Exploring Kedungpoh: Memotret Objek atau Subjek?

Exploring Kedungpoh. Dok: GP.

Sabtu-Minggu ini 29/2 – 1/3, teman-teman Komunitas Gunungkidul Photography (GP) dan para mitranya akan melakukan kegiatan di Desa Kedungpoh Nglipar dengan nama Exploring Kedungpoh. Nama kegiatan berbahasa Inggris barangkali bertujuan agar menarik minat masyarakat luas, mendunia, dan mungkin gaul di kalangan generasi milenial. Namun, bagi para kasepuhan jadoel, apalagi para warga perdesaan perlu bersusah-payah agar mampu menggapai maknanya.

Saya membayangkan diri saya sebagai warga Desa Kedungpoh. Cekak aos-nya saya memahami, besok Sabtu-Minggu akan kedatangan tamu kebanyakan para anak muda dari Kota Wonosari, Jogja, bahkan tamu jauh dari kota lain. Mereka akan berkunjung sehari semalam untuk tinggal di tempat kita, kemudian memotret kita semua, juga memotret hasil olahan panganan kita, hasil kerajinan kita, olah seni dan tradisi kita, perkakas, dan tak lupa tempat-tempat indah di desa kita yang jadi tempat wisata.

Bacaan Lainnya

Ya, dengan adanya tamu yang memotret isi desa ini semoga desa kita menjadi lebih dikenal, jadi tempat wisata yang dikunjungi banyak orang karena tempatnya indah dan ada berbagai kesenian dan tradisi yang layak dinikmati.

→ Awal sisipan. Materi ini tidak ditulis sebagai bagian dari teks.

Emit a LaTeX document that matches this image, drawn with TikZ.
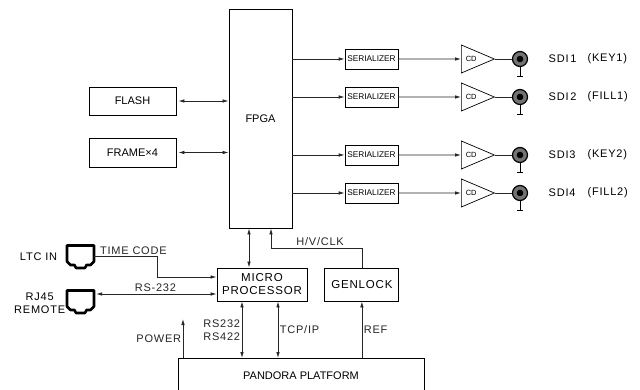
\documentclass[tikz,border=0pt]{standalone}
\usepackage{fontspec}
\setmainfont{Liberation Sans}
\newfontfamily\spaced[LetterSpace=7]{Liberation Sans}
\usetikzlibrary{shapes.geometric,arrows.meta,positioning}

\tikzset{
    jack/.pic={
        \node[minimum width=27pt, minimum height=24pt, inner sep=0] (-b) {};
        \draw[line width=2.6pt, line join=round] (-13.5,-11) -- (13.5,-11) -- (13.5,5) -- (10,8.5) -- (6,8.5) -- (4.5,11.5) -- (-4.5,11.5) -- (-6,8.5) -- (-10,8.5) -- (-13.5,5) -- cycle;
    }
}

\begin{document}
\begin{tikzpicture}[
    x=1pt, y=-1pt,
    >={Latex[length=6pt,width=3.6pt]},
    box/.style={rectangle, draw, line width=0.9pt, inner sep=2pt, align=center, font=\fontsize{11}{13}\selectfont},
    spacedbox/.style={box, font=\spaced\fontsize{11.5}{13}\selectfont},
    serbox/.style={rectangle, draw, line width=0.8pt, minimum width=53pt, minimum height=20pt, inner sep=1pt, font=\fontsize{8.3}{9}\selectfont},
    cdtri/.style={isosceles triangle, isosceles triangle stretches, draw, line width=0.7pt, minimum width=28pt, minimum height=33pt, inner sep=0pt, font=\fontsize{7.5}{8}\selectfont},
    bnc/.style={circle, draw, line width=1.2pt, fill=black!55, minimum size=15pt, inner sep=0pt},
    wire/.style={line width=0.8pt, black!85},
    arrow/.style={wire, ->},
    dblarrow/.style={wire, <->},
    lbl/.style={inner sep=1.5pt, font=\spaced\fontsize{11}{13}\selectfont}
]
\useasboundingbox (0,0) rectangle (640,390);

% FPGA and memories
\node[box, minimum width=63pt, minimum height=219pt] (fpga) at (260.5,118.5) {FPGA};
\node[box, minimum width=87pt, minimum height=28pt] (flash) at (132.5,101) {FLASH};
\node[box, minimum width=87pt, minimum height=29pt] (frame) at (132.5,152.5) {FRAME×4};

\draw[dblarrow, shorten <=2pt] (flash) -- (flash -| fpga.west);
\draw[dblarrow, shorten <=2pt] (frame) -- (frame -| fpga.west);

% SDI outputs
\foreach \i/\y/\sdi/\sig in {1/59/SDI\,1/KEY1, 2/97/SDI\,2/FILL1, 3/155/SDI3/KEY2, 4/193/SDI4/FILL2} {
    \node[serbox] (ser\i) at (371.5,\y) {SERIALIZER};
    \node[cdtri, anchor=lower side] (cd\i) at (461,\y) {CD};
    \node[bnc] (bnc\i) at (520,\y) {};
    \fill (bnc\i.center) circle (3.3pt);
    \draw[line width=1pt] (bnc\i.south) -- ++(0,9);
    \draw[line width=1.6pt] ([yshift=-9.5pt]bnc\i.south) ++(-3,0) -- ++(6,0);
    \node[lbl, anchor=west] (sdi\i) at (547,\y) {\sdi};
    \node[lbl, anchor=west] (sig\i) at (586,\y) {(\sig)};
    \draw[arrow] (fpga.east |- ser\i) -- (ser\i);
    \draw[arrow] (ser\i) -- (cd\i);
    \draw[wire] (cd\i.apex) -- (bnc\i);
}

% Control part
\node[spacedbox, minimum width=90pt, minimum height=33pt] (micro) at (262,284.5) {MICRO\\PROCESSOR};
\node[spacedbox, minimum width=74pt, minimum height=33pt, right=17pt of micro] (genlock) {GENLOCK};
\node[box, minimum width=246pt, minimum height=34pt, anchor=north] (pandora) at (301,358) {PANDORA PLATFORM};

% Jacks
\pic (ltc) at (80.5,256.5) {jack};
\pic (rj) at (80.5,301.5) {jack};
\node[lbl, left=8pt of ltc-b] (ltclbl) {LTC IN};
\node[lbl, align=center, left=0pt of rj-b, yshift=-2pt] (rjlbl) {RJ45\\REMOTE};

% FPGA <-> micro, genlock -> FPGA
\coordinate (fm) at ([xshift=-11.5pt]fpga.south);
\draw[dblarrow] (fm) -- (fm |- micro.north);
\coordinate (hv) at (271,248);
\draw[arrow] (genlock.north) |- node[lbl, above, pos=0.73] {H/V/CLK} (hv) -- (hv |- fpga.south);

% Time code and remote
\coordinate (tc) at (157,277);
\draw[arrow] (ltc-b.east) -| node[lbl, above right, pos=0, xshift=4pt] {TIME CODE} (tc) -- (tc -| micro.west);
\coordinate (rs) at ([yshift=7.5pt]rj-b.east);
\draw[dblarrow, shorten <=2pt] (rs) -- node[lbl, above] {RS-232} (rs -| micro.west);

% Platform links
\coordinate (ml) at ([xshift=-20pt]micro.south);
\coordinate (mr) at ([xshift=16pt]micro.south);
\draw[dblarrow] (ml) -- node[lbl, left, align=center] {RS232\\RS422} (ml |- pandora.north);
\draw[dblarrow] (mr) -- node[lbl, right] {TCP/IP} (mr |- pandora.north);
\draw[arrow] (genlock.south |- pandora.north) -- node[lbl, right] {REF} (genlock.south);
\coordinate (pw) at (183,319);
\draw[arrow] (pw |- pandora.north) -- node[lbl, left] {POWER} (pw);

\end{tikzpicture}
\end{document}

Semoga juga hasil olahan panganan, minyak klentik, dan kerajinan tangan bisa makin dikenal serta laku terjual.

Saya berusaha sekuat tenaga memahami nama kegiatan yang memakai bahasa internasional ini. Exploring ternyata berasal dari kata “explore”. Ternyata saya tertolong karena teringat film kartun yang digemari anak-anak, judulnya “Dora The Explorer”. Anak saya dulu juga senang melihat film kartun tersebut. Dora, si tokoh kartun tersebut digambarkan sebagai anak yang lincah, senang pergi berpetualang. Ke mana-mana, ia selalu bertanya ini-itu kepada setiap orang yang dijumpai. Dora berusaha merekam, memahami dan meresapi setiap perjumpaan dengan siapapun dan apapun, sehingga ia dapat betul-betul mengenali apa dan sapa yang sebenarnya yang ia temui, ia kenali, ia catat dan rekam melalui mata, telinga, dan hati nuraninya.

Ya, penggunaan kata “exploring” ternyata tidak sekadar jalan-jalan sambil motret sana motret sini objek foto, dilanjut acara makan-makan, ngobrol gojekan bareng teman-teman penghobby motret, dan memikirkan gimana nanti memposting ke web, facebook, twitter, atau instagram. Exploring ternyata lebih dari sekadar berjalan-jalan di perdesaan yang belum dikenal sebelumnya dan membekukan objek dalam foto atau merekam penggal kegiatan dalam video.

Exploring ternyata mesti mengenali dan memposisikan warga perdesaan yang dijadikan objek foto, direkam ketika memproduksi minyak klentik, menari saat pentas, nembang saat hadroh atau geguritan adalah juga subjek. Mereka adalah pelaku kehidupan yang menganyam sejarah perjalanan masyarakat perdesaan yang melingkupinya.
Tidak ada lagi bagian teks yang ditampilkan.